The two main forces that are making most people economically superfluous are roboticization and globalization. And of nearly equal importance is disintermediation of the intellectual creative classes. Certainly corporations and business still need workers and people still want services and apps, but there’s a limit to all that.
The obvious one that everybody thinks about is that, with globalization, most types of work can be farmed out to places where there’s cheap labor, lower expectations and lower expenses. Less obvious is that — with a globalized market, individuals are also superfluous as consumers. So it’s the death of Keynsean economics, in the sense that global corporations and financing concerns feel no pain when Americans or Greeks stop spending. And that’s because the possible market is so large that even with economies in recession, they’ve got more consumers than they’ve ever had before.
RU: A few years ago, I was at a Singularity Conference and somebody whose name I forget gave a talk about robotization. And he suggested that when robots can do everything that humans do faster, better and more efficiently, then we’ll have to give people what they need gratis. And about a third of the audience booed him. It was the only time I’ve ever heard a speaker get booed at one of these conferences.
AS: Those people are against the future. That’s the irony. They’re trying to force ideas from the past onto the future and they’re doing damage to the present in the process.
I understand that in the 1970s, there was a lot of talk even among many libertarians that there was going to be this cybernetic age soon and people’s jobs would be replaced by machines… and how are we going to deal with that? And they talked about the least bureaucratic ways to let people enjoy their lives after the machines take over… ideas like a reverse income tax or running some large centralized enterprise and giving everybody free stock. It was just assumed that we wouldn’t leave people out in the cold when they were no longer necessary. After all, as a society we wouldn’t be any poorer because the machine rather than the human is producing. This seems so fundamentally human and obvious. I think there’s been a massive dehumanization since then.
RU: I lived through the seventies and they were pretty miserable. Alienation with the internet is definitely less isolating and boring than alienation with it.

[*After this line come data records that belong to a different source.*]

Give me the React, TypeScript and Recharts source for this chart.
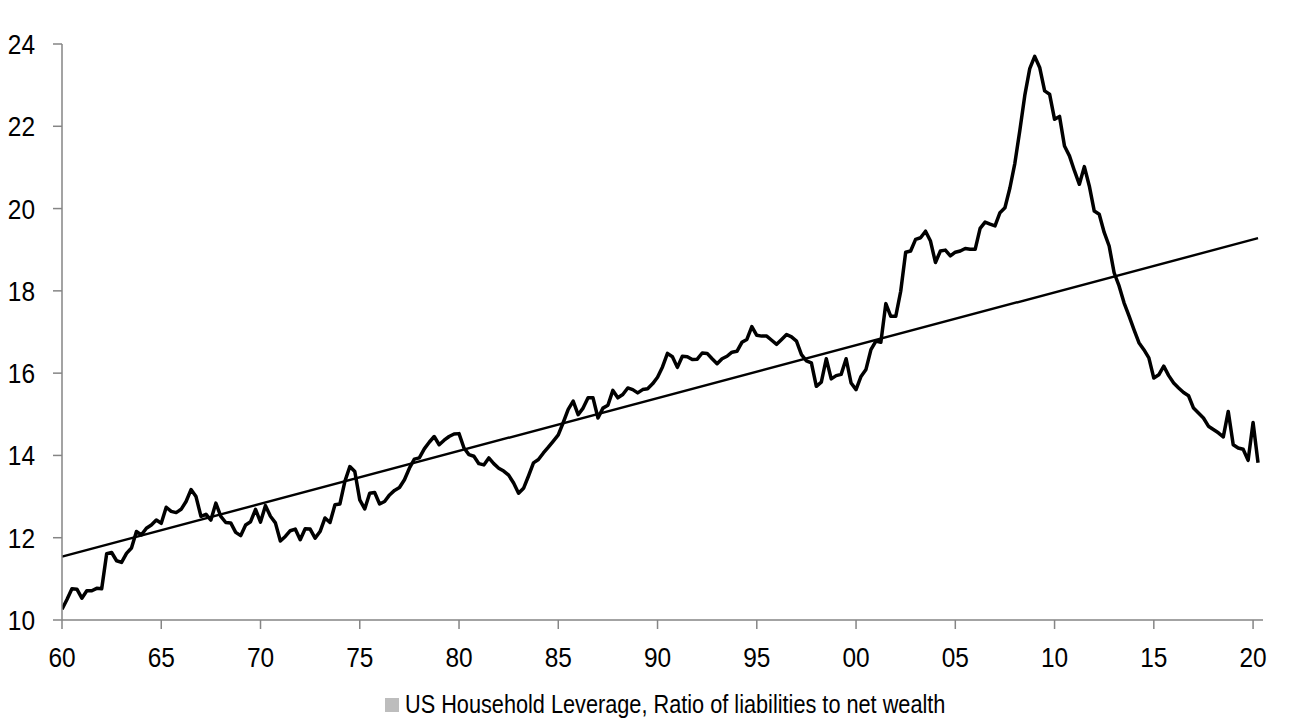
import { CartesianGrid, Line, LineChart, ReferenceLine, XAxis, YAxis } from "recharts";

// quarterly, starting 1960 Q1
const START_YEAR = 1960;
const lev60s = [
  10.26, 10.5, 10.76, 10.75, 10.53, 10.71, 10.71, 10.77, 10.76, 11.61,
  11.64, 11.44, 11.4, 11.62, 11.75, 12.15, 12.07, 12.23, 12.31, 12.43,
  12.35, 12.74, 12.64, 12.61, 12.69, 12.88, 13.17, 13.0, 12.52, 12.57,
  12.43, 12.84, 12.52, 12.37, 12.36, 12.13, 12.05, 12.31, 12.39, 12.69,
];
const lev70s = [
  12.38, 12.78, 12.52, 12.36, 11.92, 12.03, 12.17, 12.21, 11.95, 12.22,
  12.21, 11.99, 12.15, 12.48, 12.37, 12.8, 12.82, 13.37, 13.73, 13.61,
  12.92, 12.7, 13.08, 13.1, 12.82, 12.88, 13.04, 13.15, 13.22, 13.41,
  13.69, 13.91, 13.94, 14.16, 14.32, 14.46, 14.26, 14.37, 14.46, 14.52,
];
const lev80s = [
  14.53, 14.18, 14.02, 13.98, 13.8, 13.77, 13.94, 13.8, 13.69, 13.62,
  13.52, 13.33, 13.08, 13.2, 13.5, 13.82, 13.9, 14.06, 14.2, 14.35,
  14.5, 14.8, 15.12, 15.32, 14.99, 15.15, 15.4, 15.4, 14.91, 15.15,
  15.22, 15.58, 15.4, 15.48, 15.64, 15.6, 15.52, 15.6, 15.62, 15.74,
];
const lev90s = [
  15.9, 16.15, 16.48, 16.4, 16.14, 16.41, 16.4, 16.33, 16.34, 16.49,
  16.48, 16.35, 16.23, 16.35, 16.41, 16.51, 16.53, 16.75, 16.82, 17.13,
  16.92, 16.9, 16.9, 16.8, 16.7, 16.82, 16.94, 16.88, 16.78, 16.45,
  16.3, 16.25, 15.68, 15.78, 16.35, 15.86, 15.94, 15.97, 16.35, 15.76,
];
const lev00s = [
  15.6, 15.92, 16.09, 16.57, 16.78, 16.75, 17.69, 17.38, 17.38, 17.99,
  18.94, 18.97, 19.25, 19.29, 19.45, 19.21, 18.69, 18.97, 18.99, 18.85,
  18.94, 18.97, 19.03, 19.01, 19.01, 19.52, 19.67, 19.62, 19.58, 19.9,
  20.02, 20.5, 21.1, 21.9, 22.75, 23.4, 23.7, 23.43, 22.86, 22.78,
];
const lev10s = [
  22.17, 22.24, 21.52, 21.28, 20.92, 20.59, 21.02, 20.55, 19.94, 19.86,
  19.42, 19.09, 18.44, 18.12, 17.71, 17.39, 17.06, 16.74, 16.57, 16.37,
  15.88, 15.96, 16.17, 15.94, 15.76, 15.64, 15.53, 15.45, 15.15, 15.03,
  14.91, 14.71, 14.63, 14.55, 14.45, 15.07, 14.26, 14.18, 14.15, 13.88,
  14.8, 13.82,
];

// trend line end points [year, value]
const trendStart = [1960, 11.54];
const trendEnd = [2020.25, 19.28];

const xTicks = [1960, 1965, 1970, 1975, 1980, 1985, 1990, 1995, 2000, 2005, 2010, 2015, 2020];
const yTicks = [10, 12, 14, 16, 18, 20, 22, 24];
const legendLabel = "US Household Leverage, Ratio of liabilities to net wealth";

const leverage = [...lev60s, ...lev70s, ...lev80s, ...lev90s, ...lev00s, ...lev10s];
const data = leverage.map((v, i) => ({ t: START_YEAR + i / 4, v }));

const FONT = "'Liberation Sans', Arial, sans-serif";
const AXIS = "#858585";

const yearLabel = (v: number) => String(v % 100).padStart(2, "0");

// no narrow font installed, so squeeze the glyphs to look like Arial Narrow
function NarrowTick({ x, y, payload, axis }: any) {
  const label = axis === "x" ? yearLabel(payload.value) : String(payload.value);
  return (
    <text
      x={x}
      y={y}
      dy={axis === "x" ? "0.71em" : "0.355em"}
      textAnchor={axis === "x" ? "middle" : "end"}
      fontFamily={FONT}
      fontSize={28}
      fill="#000"
      textLength={label.length * 13.6}
      lengthAdjust="spacingAndGlyphs"
    >
      {label}
    </text>
  );
}

export default function App() {
  return (
    <div style={{ position: "relative", width: 1284, height: 715 }}>
      <LineChart width={1284} height={672} data={data} margin={{ top: 36, right: 29, left: 0, bottom: 0 }}>
        <CartesianGrid stroke="none" />
        <XAxis
          dataKey="t"
          type="number"
          domain={[1960, 2020.5]}
          ticks={xTicks}
          tick={<NarrowTick axis="x" />}
          stroke={AXIS}
          strokeWidth={1.5}
          tickSize={9}
          tickMargin={18}
          height={60}
          allowDataOverflow
        />
        <YAxis
          domain={[10, 24]}
          ticks={yTicks}
          tick={<NarrowTick axis="y" />}
          stroke={AXIS}
          strokeWidth={1.5}
          tickSize={9}
          tickMargin={18}
          width={54}
          allowDataOverflow
        />
        <ReferenceLine
          segment={[
            { x: trendStart[0], y: trendStart[1] },
            { x: trendEnd[0], y: trendEnd[1] },
          ]}
          stroke="#000"
          strokeWidth={2.4}
          ifOverflow="visible"
        />
        <Line
          type="linear"
          dataKey="v"
          stroke="#000"
          strokeWidth={3.5}
          strokeLinejoin="round"
          dot={false}
          activeDot={false}
          isAnimationActive={false}
        />
      </LineChart>
      <div
        style={{
          position: "absolute",
          left: 377,
          top: 684,
          display: "flex",
          alignItems: "center",
          fontFamily: FONT,
          fontSize: 25,
          lineHeight: "25px",
          color: "#000",
          whiteSpace: "nowrap",
        }}
      >
        <span style={{ width: 14, height: 14, background: "#bdbdbd", marginRight: 6, display: "inline-block" }} />
        <span style={{ display: "inline-block", transform: "scaleX(0.868)", transformOrigin: "left center" }}>
          {legendLabel}
        </span>
      </div>
    </div>
  );
}
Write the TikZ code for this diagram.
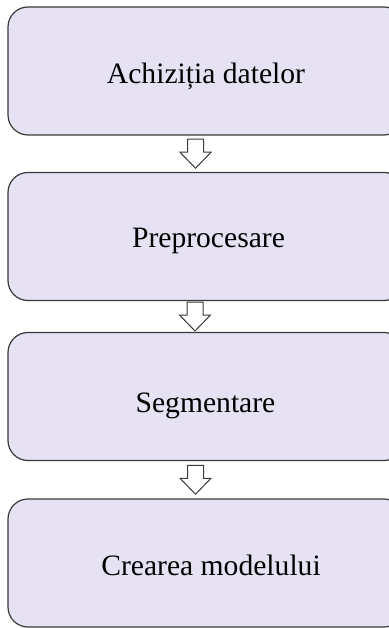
\documentclass[tikz,border=0pt]{standalone}
\usepackage{fontspec}
\setmainfont{Liberation Serif}
\usetikzlibrary{calc}
\definecolor{boxfill}{HTML}{E6E2F4}
\definecolor{boxline}{HTML}{3A3A3A}
\tikzset{
  stepbox/.style={draw=boxline, fill=boxfill, line width=1.2pt, rounded corners=20pt,
    minimum width=396pt, minimum height=128pt, inner sep=0pt},
  steptext/.style={anchor=base, inner sep=0pt, font=\fontsize{29.6}{34}\selectfont, text=black},
  flowarrow/.pic={\draw[draw=boxline, fill=white, line width=1pt, line join=miter]
    (-8,14.5) -- (8,14.5) -- (8,1.5) -- (15.5,1.5) -- (0,-14.5) -- (-15.5,1.5) -- (-8,1.5) -- cycle;}
}
\begin{document}
\begin{tikzpicture}[x=1pt,y=1pt]
\useasboundingbox (0,0) rectangle (388,-628);
\node[stepbox] (b1) at (206,-71) {};
\node[stepbox] (b2) at (206,-236.5) {};
\node[stepbox] (b3) at (206,-396.5) {};
\node[stepbox] (b4) at (206,-563) {};
\node[steptext] (t1) at ($(b1.center)+(0,-13)$) {Achiziția datelor};
\node[steptext] (t2) at ($(b2.center)+(2.5,-10.5)$) {Preprocesare};
\node[steptext] (t3) at ($(b3.center)+(-0.5,-15.5)$) {Segmentare};
\node[steptext] (t4) at ($(b4.center)+(5,-12)$) {Crearea modelului};
\path (b1.south) -- (b2.north) coordinate[pos=0.5] (m1);
\path (b2.south) -- (b3.north) coordinate[pos=0.5] (m2);
\path (b3.south) -- (b4.north) coordinate[pos=0.5] (m3);
\pic at ($(m1)+(-10.5,0)$) {flowarrow};
\pic at ($(m2)+(-11,0)$) {flowarrow};
\pic at ($(m3)+(-10.5,0)$) {flowarrow};
\end{tikzpicture}
\end{document}
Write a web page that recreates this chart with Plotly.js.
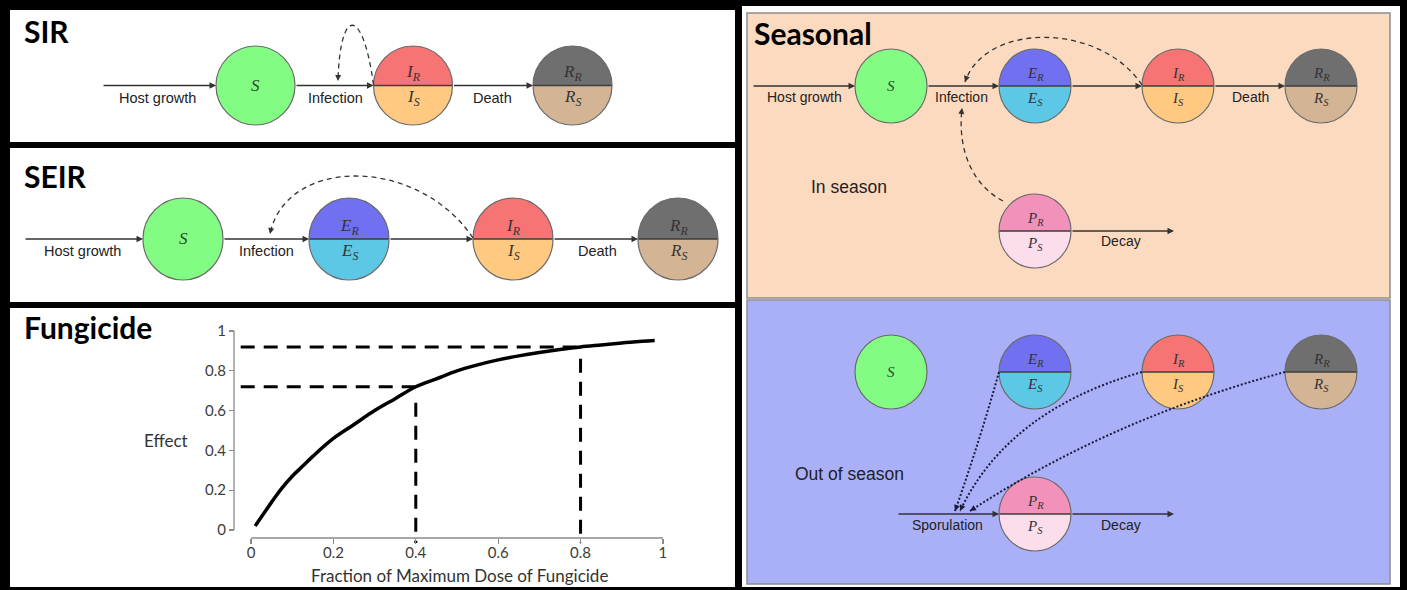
<!DOCTYPE html>
<html><head><meta charset="utf-8">
<script src="https://cdn.plot.ly/plotly-3.0.1.min.js"></script>
<style>html,body{margin:0;padding:0;background:#000;}</style>
</head><body>
<div id="chart" style="width:1407px;height:590px;"></div>
<script>
// ---------------- Data: fungicide dose-response ----------------
const doseFraction = [0.01, 0.03, 0.05, 0.075, 0.1, 0.125, 0.15, 0.2, 0.25, 0.3, 0.35, 0.4, 0.45, 0.5, 0.55, 0.6, 0.65, 0.7, 0.75, 0.8, 0.85, 0.9, 0.95, 0.98];
const effectValue  = [0.02, 0.08, 0.14, 0.21, 0.27, 0.32, 0.37, 0.46, 0.53, 0.60, 0.66, 0.72, 0.76, 0.80, 0.83, 0.855, 0.875, 0.892, 0.907, 0.92, 0.93, 0.94, 0.948, 0.952];
const markedDoses = [0.4, 0.8];
const markedEffects = [0.72, 0.92];
const guideStartDose = -0.025;
const guideTopEffect = [0.64, 0.86];
const guideBottomEffect = -0.065;
const axisTickVals = [0, 0.2, 0.4, 0.6, 0.8, 1];
const axisTickText = ['0', '0.2', '0.4', '0.6', '0.8', '1'];
const xAxisTitle = 'Fraction of Maximum Dose of Fungicide';
const yAxisTitle = 'Effect';

// ---------------- Diagram content ----------------
const panelTitles = ['SIR', 'SEIR', 'Fungicide', 'Seasonal'];
const sirCompartments = ['S', 'I', 'R'];
const seirCompartments = ['S', 'E', 'I', 'R'];
const seasonalCompartments = ['S', 'E', 'I', 'R'];
const flowLabels = ['Host growth', 'Infection', 'Death'];
const seasonLabels = ['In season', 'Out of season'];
const sporeFlowLabels = ['Sporulation', 'Decay'];
const compartmentColors = {
  S: ['#82FC82', '#82FC82'],
  E: ['#7070F0', '#5CC8E6'],
  I: ['#F77474', '#FFC981'],
  R: ['#6F6F6F', '#D3B596'],
  P: ['#F292BB', '#FBDDEB']
};

// ---------------- Helpers (pixel -> paper) ----------------
const W = 1407, H = 590;
const X = px => px / W;
const Y = py => 1 - py / H;
const shapes = [];
const annotations = [];
const INK = '#333333';

function rect(x0, y0, x1, y1, fill, line, layer) {
  shapes.push({type: 'rect', xref: 'paper', yref: 'paper', x0: X(x0), x1: X(x1), y0: Y(y1), y1: Y(y0),
    fillcolor: fill, line: line || {width: 0}, layer: layer || 'below'});
}
function text(str, x, y, size, opts) {
  opts = opts || {};
  annotations.push({xref: 'paper', yref: 'paper', x: X(x), y: Y(y), text: str, showarrow: false,
    xanchor: opts.xanchor || 'center', yanchor: 'middle',
    font: {family: opts.family || 'Liberation Sans, Arial, sans-serif', size: size, color: opts.color || '#222', weight: opts.weight || 400}});
}
function arrow(x1, y1, x2, y2, opts) {
  opts = opts || {};
  annotations.push({xref: 'paper', yref: 'paper', x: X(x2), y: Y(y2), ax: x1 - x2, ay: y1 - y2,
    axref: 'pixel', ayref: 'pixel', text: '', showarrow: true, arrowhead: 2, arrowsize: opts.size || 1,
    arrowwidth: opts.width || 1.3, arrowcolor: opts.color || INK, standoff: 0, startstandoff: 0});
}
function hline(x1, x2, y, color, width) {
  shapes.push({type: 'line', xref: 'paper', yref: 'paper', x0: X(x1), x1: X(x2), y0: Y(y), y1: Y(y),
    line: {color: color || INK, width: width || 1.3}, layer: 'above'});
}
function headAt(xe, ye, xc, yc, len, color) {
  const dx = xe - xc, dy = ye - yc, d = Math.hypot(dx, dy);
  arrow(xe - dx / d * len, ye - dy / d * len, xe, ye, {color: color, width: 1.2});
}
function curve(pts, dash, color, width) {
  const p = a => X(a[0]) + ',' + Y(a[1]);
  let path;
  if (pts.length === 4) path = 'M' + p(pts[0]) + ' C' + p(pts[1]) + ' ' + p(pts[2]) + ' ' + p(pts[3]);
  else path = 'M' + p(pts[0]) + ' Q' + p(pts[1]) + ' ' + p(pts[2]);
  shapes.push({type: 'path', xref: 'paper', yref: 'paper', path: path, fillcolor: 'rgba(0,0,0,0)',
    line: {color: color, width: width, dash: dash}, layer: 'above'});
  const e = pts[pts.length - 1], c = pts[pts.length - 2];
  headAt(e[0], e[1], c[0], c[1], 7, color);
}
function node(letter, cx, cy, rx, ry, fs) {
  const cols = compartmentColors[letter];
  const k = 0.5523;
  shapes.push({type: 'circle', xref: 'paper', yref: 'paper', x0: X(cx - rx), x1: X(cx + rx), y0: Y(cy + ry), y1: Y(cy - ry),
    fillcolor: cols[1], line: {width: 0}, layer: 'above'});
  const serif = 'Liberation Serif, Times New Roman, serif';
  if (letter !== 'S') {
    const p = (a, b) => X(a) + ',' + Y(b);
    const path = 'M' + p(cx - rx, cy) + ' C' + p(cx - rx, cy - k * ry) + ' ' + p(cx - k * rx, cy - ry) + ' ' + p(cx, cy - ry) +
      ' C' + p(cx + k * rx, cy - ry) + ' ' + p(cx + rx, cy - k * ry) + ' ' + p(cx + rx, cy) + ' Z';
    shapes.push({type: 'path', xref: 'paper', yref: 'paper', path: path, fillcolor: cols[0], line: {width: 0}, layer: 'above'});
    hline(cx - rx, cx + rx, cy, '#3d3d3d', 1.3);
    text('<i>' + letter + '</i><sub><i>R</i></sub>', cx, cy - 12, fs, {family: serif, color: '#333'});
    text('<i>' + letter + '</i><sub><i>S</i></sub>', cx, cy + 13, fs, {family: serif, color: '#333'});
  } else {
    text('<i>S</i>', cx, cy, fs, {family: serif, color: '#2d4a2d'});
  }
  shapes.push({type: 'circle', xref: 'paper', yref: 'paper', x0: X(cx - rx), x1: X(cx + rx), y0: Y(cy + ry), y1: Y(cy - ry),
    fillcolor: 'rgba(0,0,0,0)', line: {color: '#6b6b6b', width: 1.2}, layer: 'above'});
}

// ---------------- Panels ----------------
rect(10, 10, 735, 142, '#ffffff');
rect(10, 148, 735, 302, '#ffffff');
rect(10, 308, 735, 587, '#ffffff');
rect(742, 6, 1400, 587, '#ffffff');
rect(747, 13, 1390, 298, '#FCDAC0', {color: '#8d8d8d', width: 1.5});
rect(747, 300, 1390, 584, '#A9B0F8', {color: '#8d8d8d', width: 1.5});

const titleFont = {family: 'Lato, Carlito, sans-serif', color: '#000', weight: 700, xanchor: 'left'};
text(panelTitles[0], 22, 31, 30, titleFont);
text(panelTitles[1], 22, 176, 30, titleFont);
text(panelTitles[2], 22, 327, 30, titleFont);
text(panelTitles[3], 752, 33, 30, titleFont);

// ---------------- SIR ----------------
(function () {
  const cy = 85.5, r = 39.5, xs = [255.5, 413, 572.5];
  arrow(102, cy, xs[0] - r, cy);
  arrow(xs[0] + r, cy, xs[1] - r, cy);
  arrow(xs[1] + r, cy, xs[2] - r, cy);
  sirCompartments.forEach((c, i) => node(c, xs[i], cy, r, r, 17));
  text(flowLabels[0], 157, 98, 14.5);
  text(flowLabels[1], 335, 98, 14.5);
  text(flowLabels[2], 492, 98, 14.5);
  curve([[373.5, 85], [363, 6], [340, 6], [338, 81]], '5px,4px', INK, 1.3);
})();

// ---------------- SEIR ----------------
(function () {
  const cy = 239, rx = 40, ry = 41, xs = [183, 349, 513, 678];
  arrow(24, cy, xs[0] - rx, cy);
  arrow(xs[0] + rx, cy, xs[1] - rx, cy);
  arrow(xs[1] + rx, cy, xs[2] - rx, cy);
  arrow(xs[2] + rx, cy, xs[3] - rx, cy);
  seirCompartments.forEach((c, i) => node(c, xs[i], cy, rx, ry, 17));
  text(flowLabels[0], 82, 251, 14.5);
  text(flowLabels[1], 266, 251, 14.5);
  text(flowLabels[2], 597, 251, 14.5);
  curve([[473, 238], [418, 156], [286, 156], [270, 234]], '5px,4px', INK, 1.3);
})();

// ---------------- Seasonal: in season ----------------
(function () {
  const cy = 86, rx = 36, ry = 37, xs = [891, 1035, 1178, 1321];
  arrow(752, cy, xs[0] - rx, cy);
  arrow(xs[0] + rx, cy, xs[1] - rx, cy);
  arrow(xs[1] + rx, cy, xs[2] - rx, cy);
  arrow(xs[2] + rx, cy, xs[3] - rx, cy);
  seasonalCompartments.forEach((c, i) => node(c, xs[i], cy, rx, ry, 15));
  text(flowLabels[0], 804, 97, 14);
  text(flowLabels[1], 962, 97, 14);
  text(flowLabels[2], 1250, 97, 14);
  const py = 231;
  arrow(xs[1] + rx, py, 1174, py);
  node('P', xs[1], py, rx, ry, 15);
  text(sporeFlowLabels[1], 1121, 241, 14);
  text(seasonLabels[0], 849, 187, 17.5);
  curve([[xs[2] - rx, 85], [1100, 22], [985, 22], [965, 82]], '5px,4px', INK, 1.3);
  curve([[1003, 201], [974, 186], [957, 152], [962, 108]], '5px,4px', INK, 1.3);
})();

// ---------------- Seasonal: out of season ----------------
(function () {
  const cy = 372, rx = 36, ry = 37, xs = [891, 1035, 1178, 1321];
  seasonalCompartments.forEach((c, i) => node(c, xs[i], cy, rx, ry, 15));
  const py = 514;
  arrow(897, py, xs[1] - rx, py);
  arrow(xs[1] + rx, py, 1174, py);
  node('P', xs[1], py, rx, ry, 15);
  text(sporeFlowLabels[0], 947, 525, 14);
  text(sporeFlowLabels[1], 1121, 525, 14);
  text(seasonLabels[1], 849, 474, 17.5);
  const dotCol = '#1c1c3c';
  curve([[xs[1] - rx, cy], [980, 440], [955, 511]], '2px,2px', dotCol, 2);
  curve([[xs[2] - rx, cy], [1008, 410], [960, 511]], '2px,2px', dotCol, 2);
  curve([[xs[3] - rx, cy], [1111, 419], [970, 511]], '2px,2px', dotCol, 2);
})();

// ---------------- Fungicide chart ----------------
const axisFont = {family: 'Lato, Carlito, sans-serif', size: 15, color: '#3c3c3c'};
const traces = [
  {x: doseFraction, y: effectValue, type: 'scatter', mode: 'lines', line: {color: '#000', width: 3.5, shape: 'spline', smoothing: 1}, hoverinfo: 'skip'}
];
markedDoses.forEach((d, i) => {
  traces.push({x: [guideStartDose, d], y: [markedEffects[i], markedEffects[i]], type: 'scatter', mode: 'lines',
    line: {color: '#000', width: 3, dash: '14px,9px'}, hoverinfo: 'skip'});
  traces.push({x: [d, d], y: [guideTopEffect[i], guideBottomEffect], type: 'scatter', mode: 'lines',
    line: {color: '#000', width: 3, dash: '14px,9px'}, hoverinfo: 'skip'});
});
shapes.push({type: 'line', xref: 'x', yref: 'paper', x0: axisTickVals[0], x1: axisTickVals[axisTickVals.length - 1], y0: Y(538), y1: Y(538), line: {color: '#8a8a8a', width: 1.3}, layer: 'below'});
shapes.push({type: 'line', xref: 'paper', yref: 'y', x0: X(234), x1: X(234), y0: axisTickVals[0], y1: axisTickVals[axisTickVals.length - 1], line: {color: '#8a8a8a', width: 1.3}, layer: 'below'});
annotations.push({xref: 'paper', yref: 'paper', x: X(166), y: Y(440), text: yAxisTitle, showarrow: false, xanchor: 'center', yanchor: 'middle', font: {family: 'Lato, Carlito, sans-serif', size: 17, color: '#333'}});
annotations.push({xref: 'paper', yref: 'paper', x: X(459), y: Y(575), text: xAxisTitle, showarrow: false, xanchor: 'center', yanchor: 'middle', font: {family: 'Lato, Carlito, sans-serif', size: 17, color: '#333'}});

const layout = {
  width: W, height: H, margin: {l: 0, r: 0, t: 0, b: 0},
  paper_bgcolor: '#000', plot_bgcolor: 'rgba(0,0,0,0)', showlegend: false,
  xaxis: {domain: [X(234), X(665)], range: [-0.0413, 1.005], anchor: 'free', position: Y(538),
    showline: false, showgrid: false, zeroline: false, ticks: 'outside', ticklen: 5, tickwidth: 1.3, tickcolor: '#8a8a8a',
    ticklabelstandoff: -4, automargin: false,
    tickvals: axisTickVals, ticktext: axisTickText, tickfont: axisFont, fixedrange: true},
  yaxis: {domain: [Y(552), Y(329)], range: [-0.1106, 1.0101], anchor: 'free', position: X(234),
    showline: false, showgrid: false, zeroline: false, ticks: 'outside', ticklen: 5, tickwidth: 1.3, tickcolor: '#8a8a8a',
    automargin: false,
    tickvals: axisTickVals, ticktext: axisTickText, tickfont: axisFont, fixedrange: true},
  shapes: shapes, annotations: annotations
};
Plotly.newPlot('chart', traces, layout, {displayModeBar: false, staticPlot: true});
</script>
</body></html>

Â
Anyway, the popular argument with the idea that you have to help people who were replaced by technology is that we’ve learned that new technologies create new economic opportunities and new jobs and so forth. I think it’s a partial truth that deteriorates as we go deeper into the postindustrial era, but it’s an argument that’s out there.
AS: Well, we could go into the conventional arguments about actual income stagnation and insecurity but it’s all been said before and everybody has their arguments ready. But I think anybody would have to admit that it’s already a weird economy. A big chunk of the market economy exist solely on the basis of the eventual expectation of advertising. How perverse is that… when you actually examine it? Where it really falls apart is when you have a billion busy little small entrepreneurs hustling some product. Who has the attention and the need for what they have to offer… assuming it hasn’t already been hacked and distributed free anyway? And why should anyone want to participate in an infinite unending marketplace. What kind of human being sees that as the ultimate goal?
RU: Is there any reason to be optimistic?
AS: Sure. There are plenty of people with all types of ideological influences including libertarianism who are truly humanistic and want only to solve big problems ranging from scarcity to death. I want to ask them to be against austerity policies now. When you’re inviting people to be bold and excited and transhuman about the very extreme technological changes that are taking place, maybe it would be smart not to yank the floor out from underneath them at the same time.